Diese Instrumente werden von der Bundesregierung auf zwei Ebenen gefördert:
  • Bilaterale Entwicklungszusammenarbeit Deutschlands: Jährlich fließen 500 Mio. DM in Klimaschutzmaßnahmen in Entwicklungsländern, davon 200 Mio. DM in die Förderung erneuerbarer Energien und 250 Mio. in den Tropenwaldschutz. Außerdem unterstützt die Bundesregierung mit dem Sektorpilotvorhaben "Klimaschutz-Programm (KSP)" Entwicklungsländer bei der Umsetzung ihrer Chancen und Verpflichtungen aus der Klimarahmenkonvention und dem Kioto-Protokoll. Dieses Projekt ist insgesamt mit 20 Mio. DM ausgestattet.
  • Multilaterale Förderung von Umweltprojekten in Entwicklungsländern: Die von den Industrieländern finanzierte Globale Umweltfazilität (GEF) unterstützt Programme und Projekte im Entwicklungsländern zur Umsetzung der Klimarahmenkonvention (insbesondere Technologietransfer und die Stärkung von personellen und institutionellen Kapazitäten). Die GEF finanziert die Zusatzkosten, die verursacht werden, wenn Treibhausgasemissionen in Entwicklungsländern eingespart werden. Deutschland ist mit einem Anteil von 11 Prozent der gesamten Beiträge drittgrößter Geber. Seit 1991 hat die GEF sich mit 1,2 Mrd. US-Dollar an Klimaschutzmaßnahmen in Entwicklungsländern beteiligt. Weitere 5,9 Mrd. US-Dollar wurden von anderen bi- und multilateralen Gebern und dem privaten Sektor in diese Projekte und Programme investiert.

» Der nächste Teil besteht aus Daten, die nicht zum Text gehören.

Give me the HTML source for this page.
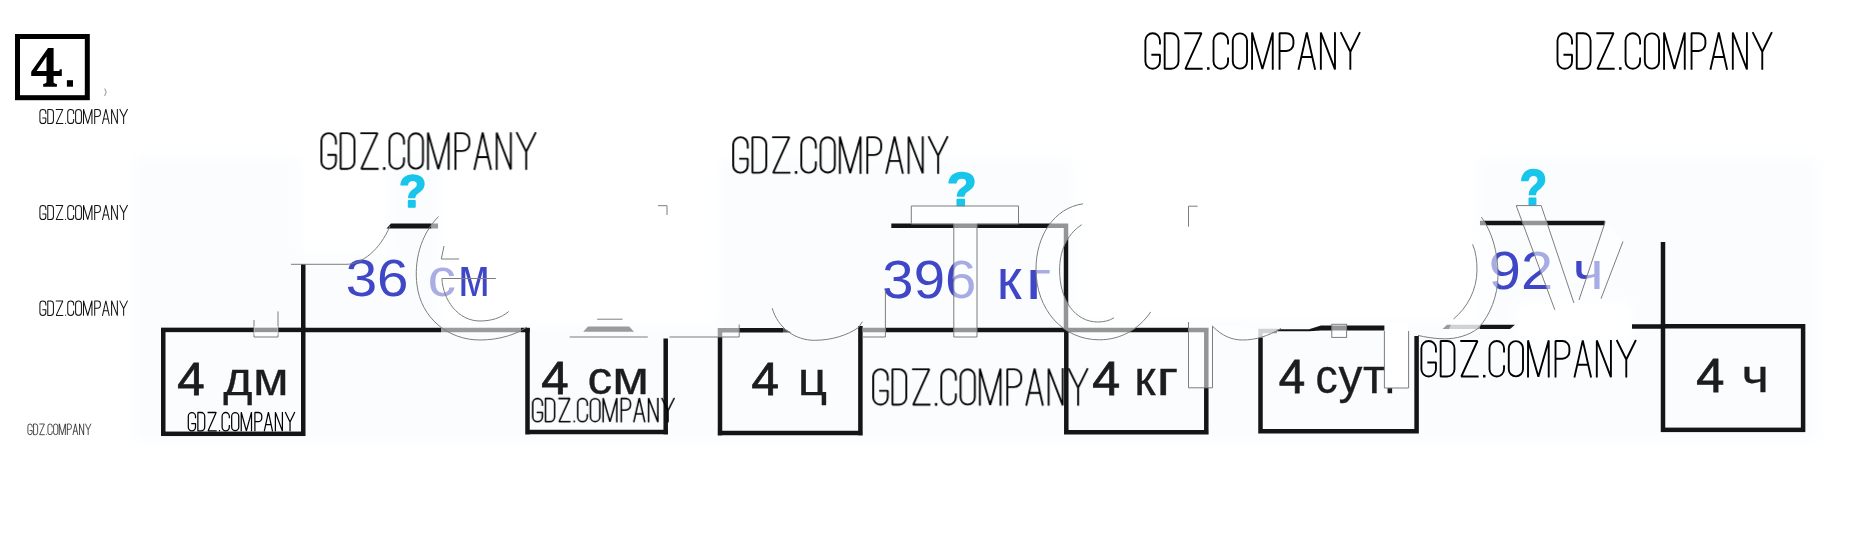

Gegenstand der Verhandlungen in Bonn ist zum einen die Forderung der US-Regierung, dass auch die Entwicklungsländer Emissionsbegrenzungsverpflichtungen übernehmen sollen. Zum anderen muss mit den Entwicklungsländern geklärt werden, wie die technische und finanzielle Zusammenarbeit zwischen Industrie- und Entwicklungsländern zur Umsetzung der Klimarahmenkonvention ausgestaltet werden soll. Hierbei wird auch wichtig sein, welche zusätzlichen Unterstützungsmaßnahmen zur Anpassung an den Klimawandel geleistet werden können.

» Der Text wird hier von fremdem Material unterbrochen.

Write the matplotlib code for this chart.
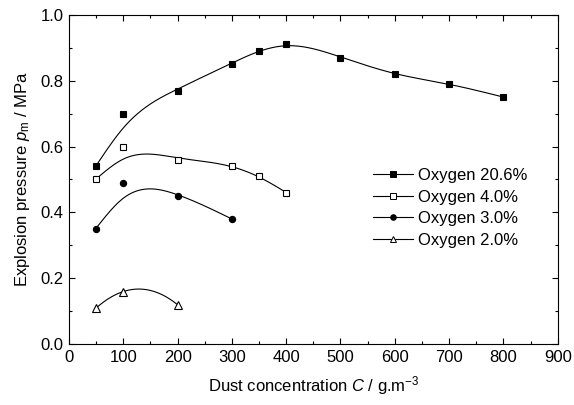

Die Verhandlungsposition der deutschen Bundesregierung und der EU

  • Die Forderung der USA, dass die Entwicklungsländer schon in der ersten Verpflichtungsperiode verpflichtende Obergrenzen für ihre Emissionen einhalten müssen, wird strikt abgelehnt. Eine solche Position ist weder aus Gerechtigkeitserwägungen angemessen (die Pro-Kopf-Emissionen in den Industrieländern sind 10-20fach so hoch wie in den Entwicklungsländern), noch im Rahmen des Kyoto-Protokolls verhandelbar, da dieses nur Reduktionen in den Industrieländern vorsieht. Eine Neuverhandlung des Kyoto-Protokolls von 1997 würde aber den Klimaschutzprozess um Jahre zurückwerfen.

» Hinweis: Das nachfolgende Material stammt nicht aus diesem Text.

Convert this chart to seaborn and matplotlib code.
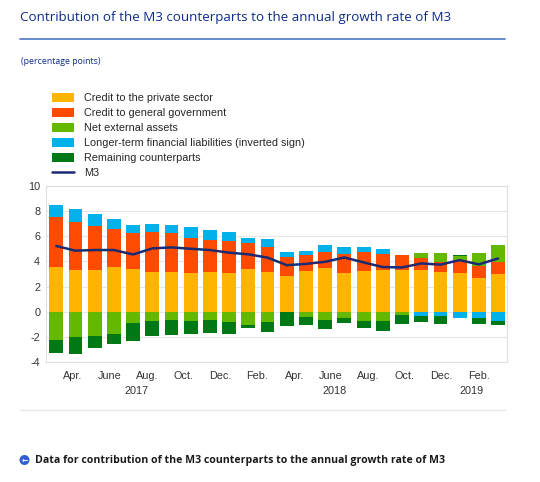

  • Mittel- bis langfristig müssen auch die Entwicklungs- und Schwellenländer bereit sein, konkrete Verpflichtungen zur Begrenzung ihres Ausstoßes an Treibhausgasen zu übernehmen, um die weltweiten Emissionen auf ein unschädliches Maß zu begrenzen. Daher sollte ein Prozess initiiert werden, in dem der jeweiligen wirtschaftlichen Situation angemessene Verpflichtungen geprüft werden und im Ergebnis Schwellen- und Entwicklungsländer dann zukünftig möglicherweise solche Verpflichtungen übernehmen.
  • Deutschland ist bereit, einen bedeutenden finanziellen Beitrag für den Klimaschutz in Entwicklungsländern zu leisten. Hierzu gehören in erster Linie der Aufbau von personellen und institutionellen Kapazitäten, der Transfer von sauberen Technologien und erste Schritte im Bereich der Anpassung an den Klimawandel. Es wird jedoch darauf ankommen, für den Finanztransfer einen realistischen Ansatz zu finden.
  • Die vom Präsident der Konferenz Jan Pronk vorgeschlagenen Unterstützungs-Fonds sollten innerhalb bereits bestehender Institutionen gebündelt werden, anstatt neue Institutionen der Finanzierung globaler Umweltpolitik zu schaffen. Hier bietet sich insbesondere die "Global Environmental Facility (GEF)" an, die seit 1991 neben anderen Aufgaben des globalen Umweltschutzes bereits Klimaschutzprojekte in Entwicklungsländern finanziert.